*AIM OF THE EXERCISE*: Print, exactly and with both ends included, the lines below that run from the one containing "Emit a LaTeX" to the one containing "of philippe, yshift=-18.5pt]". Pictures are omitted.

*RECORDS FOR THE EXERCISE*:

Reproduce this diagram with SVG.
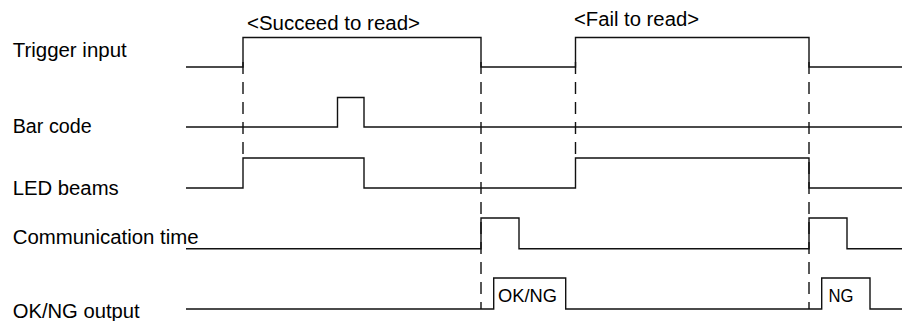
<svg xmlns="http://www.w3.org/2000/svg" width="902" height="321" viewBox="0 0 902 321">
<style>
.lbl{font-family:"Liberation Sans",Arial,sans-serif;font-size:20px;fill:#000}
.sm{font-family:"Liberation Sans",Arial,sans-serif;font-size:18px;fill:#000}
.sig{fill:none;stroke:#111;stroke-width:1.4}
.dash{fill:none;stroke:#111;stroke-width:1.4;stroke-dasharray:12 8;stroke-dashoffset:0}
</style>
<rect width="902" height="321" fill="#fff"/>
<g id="titles">
<text class="lbl" x="247" y="29.5" textLength="173" lengthAdjust="spacingAndGlyphs">&lt;Succeed to read&gt;</text>
<text class="lbl" x="574" y="26" textLength="125" lengthAdjust="spacingAndGlyphs">&lt;Fail to read&gt;</text>
</g>
<g id="connectors">
<line class="dash" x1="243" y1="62" x2="243" y2="158"/>
<line class="dash" x1="575.5" y1="62" x2="575.5" y2="158"/>
<line class="dash" x1="481" y1="62" x2="481" y2="309"/>
<line class="dash" x1="809" y1="62" x2="809" y2="309"/>
</g>
<g id="trigger-input">
<text class="lbl" x="12.7" y="57" textLength="114" lengthAdjust="spacingAndGlyphs">Trigger input</text>
<polyline class="sig" points="186,67 243,67 243,37.5 481,37.5 481,67 575.5,67 575.5,37.5 809,37.5 809,67 902,67"/>
</g>
<g id="bar-code">
<text class="lbl" x="12.7" y="132.5" textLength="79" lengthAdjust="spacingAndGlyphs">Bar code</text>
<polyline class="sig" points="186,127 337.5,127 337.5,97.5 364,97.5 364,127 902,127"/>
</g>
<g id="led-beams">
<text class="lbl" x="12.7" y="195" textLength="106" lengthAdjust="spacingAndGlyphs">LED beams</text>
<polyline class="sig" points="186,188 243,188 243,158 364,158 364,188 575.5,188 575.5,158 809,158 809,188 902,188"/>
</g>
<g id="communication-time">
<text class="lbl" x="12.7" y="244" textLength="186" lengthAdjust="spacingAndGlyphs">Communication time</text>
<polyline class="sig" points="186,248.7 481,248.7 481,218 519,218 519,248.7 809,248.7 809,218 847,218 847,248.7 902,248.7"/>
</g>
<g id="ok-ng-output">
<text class="lbl" x="12.7" y="318" textLength="127" lengthAdjust="spacingAndGlyphs">OK/NG output</text>
<polyline class="sig" points="186,309 493.7,309 493.7,278 565.7,278 565.7,309 821.7,309 821.7,278 870,278 870,309 902,309"/>
<text class="sm" x="498" y="302" textLength="59" lengthAdjust="spacingAndGlyphs">OK/NG</text>
<text class="sm" x="828.5" y="302" textLength="25" lengthAdjust="spacingAndGlyphs">NG</text>
</g>
</svg>
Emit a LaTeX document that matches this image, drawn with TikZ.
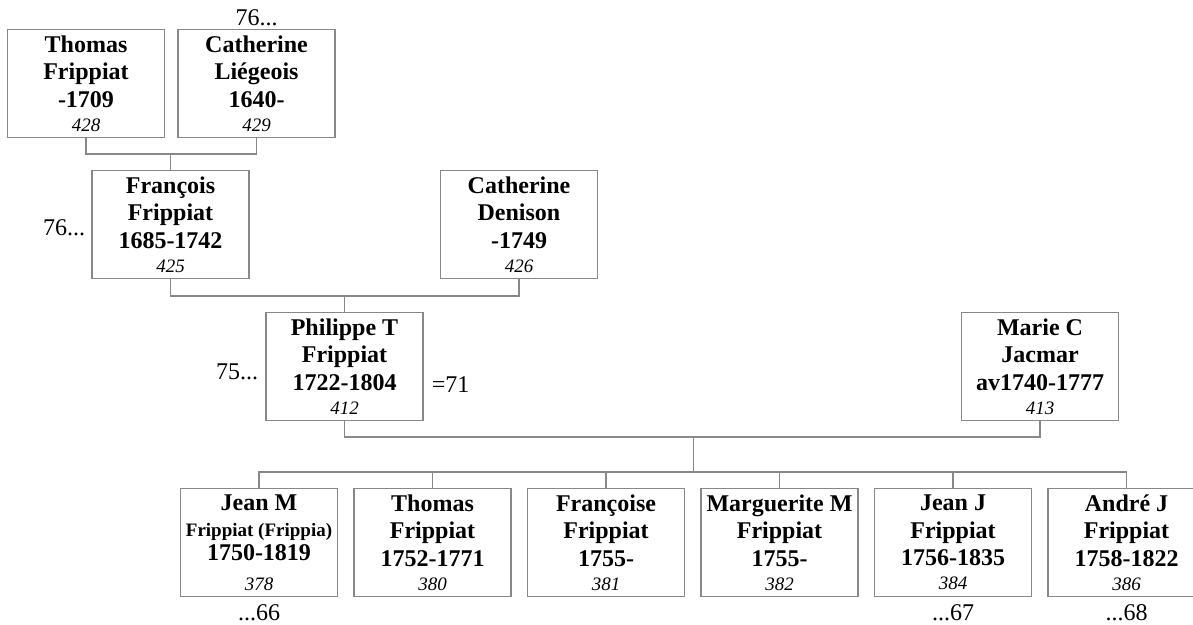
\documentclass[tikz,border=0pt]{standalone}
\usepackage{fontspec}
\setmainfont{Liberation Serif}
\usetikzlibrary{positioning}
\definecolor{boxgray}{RGB}{136,136,136}

\begin{document}
\begin{tikzpicture}[x=1pt, y=-1pt,
  person/.style={draw=boxgray, line width=1.5pt, fill=white, minimum width=157pt,
    minimum height=108pt, inner sep=0pt, align=center,
    font=\fontsize{24}{27.5}\selectfont\bfseries},
  link/.style={draw=boxgray, line width=1.5pt},
  lbl/.style={inner sep=0pt, font=\fontsize{24}{27}\selectfont}]
\newcommand{\refnum}[1]{{\fontsize{19}{22}\selectfont\mdseries\itshape #1}}
\useasboundingbox (0,0) rectangle (1193,624);
\clip (0,0) rectangle (1193,624);

% Abuelos
\node[person] (thomas) at (86,83.5) {Thomas\\Frippiat\\-1709\\[-3.5pt]\refnum{428}};
\node[person, right=12pt of thomas] (catherineL) {Catherine\\Liégeois\\1640-\\[-3.5pt]\refnum{429}};
\node[lbl, above=3pt of catherineL] (upCL) {76...};

% Padres
\node[person] (francois) at (170.5,224.5) {François\\Frippiat\\1685-1742\\[-3.5pt]\refnum{425}};
\node[person, right=190pt of francois] (denison) {Catherine\\Denison\\-1749\\[-3.5pt]\refnum{426}};
\node[lbl, left=6pt of francois, yshift=-3.5pt] (upF) {76...};

% Pareja
\node[person] (philippe) at (344.5,366.5) {Philippe T\\Frippiat\\1722-1804\\[-3.5pt]\refnum{412}};
\node[person, right=537pt of philippe] (marie) {Marie C\\Jacmar\\av1740-1777\\[-3.5pt]\refnum{413}};
\node[lbl, left=7pt of philippe, yshift=-5.5pt] (upP) {75...};
\node[lbl, right=8pt of philippe, yshift=-18.5pt] (marr) {=71};

% Hijos
\node[person] (jeanM) at (259,542.5) {Jean M\\[-1.5pt]{\fontsize{19}{22}\selectfont Frippiat (Frippia)}\\[-3.5pt]1750-1819\\[2.5pt]\refnum{378}};
\node[person, right=15pt of jeanM] (thomasF) {Thomas\\Frippiat\\1752-1771\\[-3.5pt]\refnum{380}};
\node[person, right=15pt of thomasF] (francoise) {Françoise\\Frippiat\\1755-\\[-3.5pt]\refnum{381}};
\node[person, right=15pt of francoise] (margueriteM) {Marguerite M\\Frippiat\\1755-\\[-3.5pt]\refnum{382}};
\node[person, right=15pt of margueriteM] (jeanJ) {Jean J\\Frippiat\\1756-1835\\[-3.5pt]\refnum{384}};
\node[person, right=15pt of jeanJ] (andreJ) {André J\\Frippiat\\1758-1822\\[-3.5pt]\refnum{386}};
\node[lbl, below=7pt of jeanM] (downJM) {...66};
\node[lbl, below=7pt of jeanJ] (downJJ) {...67};
\node[lbl, below=7pt of andreJ] (downAJ) {...68};

% Lineas
\coordinate (tc) at (170.5,154);
\coordinate (fd) at (344.5,296);
\coordinate (pm) at (693.5,437);
\coordinate (kids) at (693.5,472);
\draw[link] (thomas.south) |- (tc) -| (catherineL.south);
\draw[link] (tc) -- (francois.north);
\draw[link] (francois.south) |- (fd) -| (denison.south);
\draw[link] (fd) -- (philippe.north);
\draw[link] (philippe.south) |- (pm) -| (marie.south);
\draw[link] (pm) -- (kids);
\draw[link] (jeanM.north) |- (kids) -| (andreJ.north);
\draw[link] (thomasF.north) -- (thomasF.north |- kids);
\draw[link] (francoise.north) -- (francoise.north |- kids);
\draw[link] (margueriteM.north) -- (margueriteM.north |- kids);
\draw[link] (jeanJ.north) -- (jeanJ.north |- kids);
\end{tikzpicture}
\end{document}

*RESPONSE TO THIS TASK*:
Emit a LaTeX document that matches this image, drawn with TikZ.
\documentclass[tikz,border=0pt]{standalone}
\usepackage{fontspec}
\setmainfont{Liberation Serif}
\usetikzlibrary{positioning}
\definecolor{boxgray}{RGB}{136,136,136}

\begin{document}
\begin{tikzpicture}[x=1pt, y=-1pt,
  person/.style={draw=boxgray, line width=1.5pt, fill=white, minimum width=157pt,
    minimum height=108pt, inner sep=0pt, align=center,
    font=\fontsize{24}{27.5}\selectfont\bfseries},
  link/.style={draw=boxgray, line width=1.5pt},
  lbl/.style={inner sep=0pt, font=\fontsize{24}{27}\selectfont}]
\newcommand{\refnum}[1]{{\fontsize{19}{22}\selectfont\mdseries\itshape #1}}
\useasboundingbox (0,0) rectangle (1193,624);
\clip (0,0) rectangle (1193,624);

% Abuelos
\node[person] (thomas) at (86,83.5) {Thomas\\Frippiat\\-1709\\[-3.5pt]\refnum{428}};
\node[person, right=12pt of thomas] (catherineL) {Catherine\\Liégeois\\1640-\\[-3.5pt]\refnum{429}};
\node[lbl, above=3pt of catherineL] (upCL) {76...};

% Padres
\node[person] (francois) at (170.5,224.5) {François\\Frippiat\\1685-1742\\[-3.5pt]\refnum{425}};
\node[person, right=190pt of francois] (denison) {Catherine\\Denison\\-1749\\[-3.5pt]\refnum{426}};
\node[lbl, left=6pt of francois, yshift=-3.5pt] (upF) {76...};

% Pareja
\node[person] (philippe) at (344.5,366.5) {Philippe T\\Frippiat\\1722-1804\\[-3.5pt]\refnum{412}};
\node[person, right=537pt of philippe] (marie) {Marie C\\Jacmar\\av1740-1777\\[-3.5pt]\refnum{413}};
\node[lbl, left=7pt of philippe, yshift=-5.5pt] (upP) {75...};
\node[lbl, right=8pt of philippe, yshift=-18.5pt] (marr) {=71};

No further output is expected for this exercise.